In team-by-team virtual calls with players this week, National Basketball Players Association executive director Michele Roberts said the "overwhelming" sentiment has been that "they really want to play" and resume the 2019-20 NBA season, most likely in late July at Disney's ESPN Wide World of Sports in Orlando, Florida.
"It's time. It's time," Roberts told ESPN. "It's been two and a half months of, 'What if?' My players need some level of certainty. I think everybody does."
Roberts said she plans to speak with players on all 30 teams over the next week and gauge their reaction to the NBA's plans for reopening, providing as many details as possible about how the league will seek to mitigate their risk of contracting the coronavirus, first at training camps and then at the 228-acre resort in Orlando.
A joint task force between the NBA and the players' union has been negotiating plans for a resumption of the NBA's season, which has been suspended indefinitely since March 11, when Utah Jazz center Rudy Gobert tested positive for COVID-19.
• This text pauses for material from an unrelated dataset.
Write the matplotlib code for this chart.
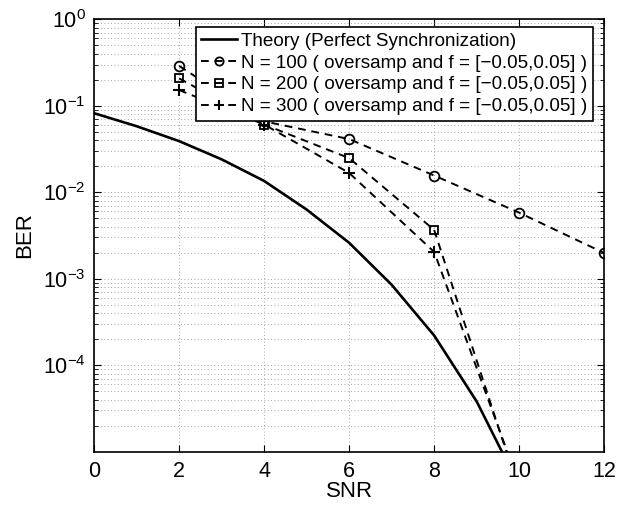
import matplotlib
matplotlib.use("Agg")
import matplotlib.pyplot as plt
from matplotlib.ticker import LogLocator, NullFormatter, FixedLocator

plt.rcParams['font.family'] = ['Liberation Sans', 'DejaVu Sans']
plt.rcParams['mathtext.fontset'] = 'custom'
plt.rcParams['mathtext.rm'] = 'Liberation Sans'
plt.rcParams['mathtext.it'] = 'Liberation Sans:italic'
plt.rcParams['mathtext.default'] = 'regular'

# values
snr_theory = [0, 1, 2, 3, 4, 5, 6, 7, 8, 9, 10]
ber_theory = [0.082, 0.058, 0.039, 0.024, 0.0135, 0.0063, 0.0026, 8.5e-4, 2.2e-4, 3.8e-5, 4.0e-6]

snr_sim = [2, 4, 6, 8, 10, 12]
ber_n100 = [0.289, 0.066, 0.0412, 0.0156, 0.0058, 0.00198]
ber_n200 = [0.207, 0.0607, 0.0248, 0.00366, 3.5e-6]
ber_n300 = [0.152, 0.0607, 0.0167, 0.00204, 4.2e-6]

labels = ["Theory (Perfect Synchronization)",
          "N = 100 ( oversamp and f = [\u22120.05,0.05] )",
          "N = 200 ( oversamp and f = [\u22120.05,0.05] )",
          "N = 300 ( oversamp and f = [\u22120.05,0.05] )"]

fig = plt.figure(figsize=(6.36, 5.08), dpi=100)
ax = fig.add_axes([0.148, 0.111, 0.802, 0.851])

dash = (0, (4, 3))
ax.semilogy(snr_theory, ber_theory, color='black', lw=1.9, label=labels[0])
ax.semilogy(snr_sim, ber_n100, color='black', lw=1.4, linestyle=dash, marker='o',
            mfc='none', ms=7, mew=1.3, label=labels[1])
ax.semilogy(snr_sim[:5], ber_n200, color='black', lw=1.4, linestyle=dash, marker='s',
            mfc='none', ms=6, mew=1.3, label=labels[2])
ax.semilogy(snr_sim[:5], ber_n300, color='black', lw=1.4, linestyle=dash, marker='+',
            ms=8, mew=1.5, label=labels[3])

ax.set_xlim(0, 12)
ax.set_ylim(1e-5, 1)
ax.xaxis.set_major_locator(FixedLocator([0, 2, 4, 6, 8, 10, 12]))
ax.yaxis.set_major_locator(FixedLocator([1e-4, 1e-3, 1e-2, 1e-1, 1e0]))
ax.yaxis.set_minor_locator(LogLocator(base=10, subs=range(2, 10), numticks=20))
ax.yaxis.set_minor_formatter(NullFormatter())
ax.set_yticklabels([r'$10^{-4}$', r'$10^{-3}$', r'$10^{-2}$', r'$10^{-1}$', r'$10^{0}$'])

ax.tick_params(which='both', direction='in', top=True, right=True, labelsize=15.5)
ax.tick_params(which='major', length=5, width=0.8)
ax.tick_params(which='minor', length=3, width=0.6)
ax.tick_params(axis='x', pad=7)
ax.tick_params(axis='y', pad=6)

ax.grid(True, which='major', axis='both', linestyle=(0, (1, 3)), color='0.55', lw=0.6)
ax.grid(True, which='minor', axis='y', linestyle=(0, (1, 3)), color='0.55', lw=0.6)
for s in ax.spines.values():
    s.set_linewidth(1.2)

ax.set_xlabel("SNR", fontsize=16, labelpad=-1)
ax.set_ylabel("BER", fontsize=16, labelpad=6)

leg = ax.legend(loc='upper right', bbox_to_anchor=(0.978, 0.982), borderaxespad=0,
                fontsize=13.6, fancybox=False, framealpha=1, edgecolor='black',
                handlelength=1.9, handletextpad=0.2, borderpad=0.3, labelspacing=0.24,
                markerscale=0.85)
leg.get_frame().set_linewidth(1.2)

fig.savefig("out.png", dpi=100)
ESPN's Adrian Wojnarowski and Zach Lowe reported last week that teams were expecting the league to issue guidelines for a resumption of play by June 1. The NBA's board of governors has a meeting this Friday that is expected to provide further clarity on plans to return.
Roberts believes that the union will be able to give feedback on those plans soon after the league issues those new guidelines because of the collective bargaining that has already taken place via the joint task force, and the virtual calls she is holding with each team this week.
As such, she explained, the players' association does not necessarily need to hold a vote on the league's plans.
"If we thought we needed a vote, we would. If we're ratifying a CBA, we need a vote," she said. "But our preferred method is talking to people or just having them talk to us. Then if we get a sense of what the sentiment is then we can move forward. We talk to our players and figure it out."
Roberts said she has been encouraging the league to provide as much detail as it can now, so that players can react quickly to those plans instead of the drawn-out process that has stalled Major League Baseball's return.
"Let's just get it out there, because our guys need to know," she said. "Certainty will be good. But the players really want to play."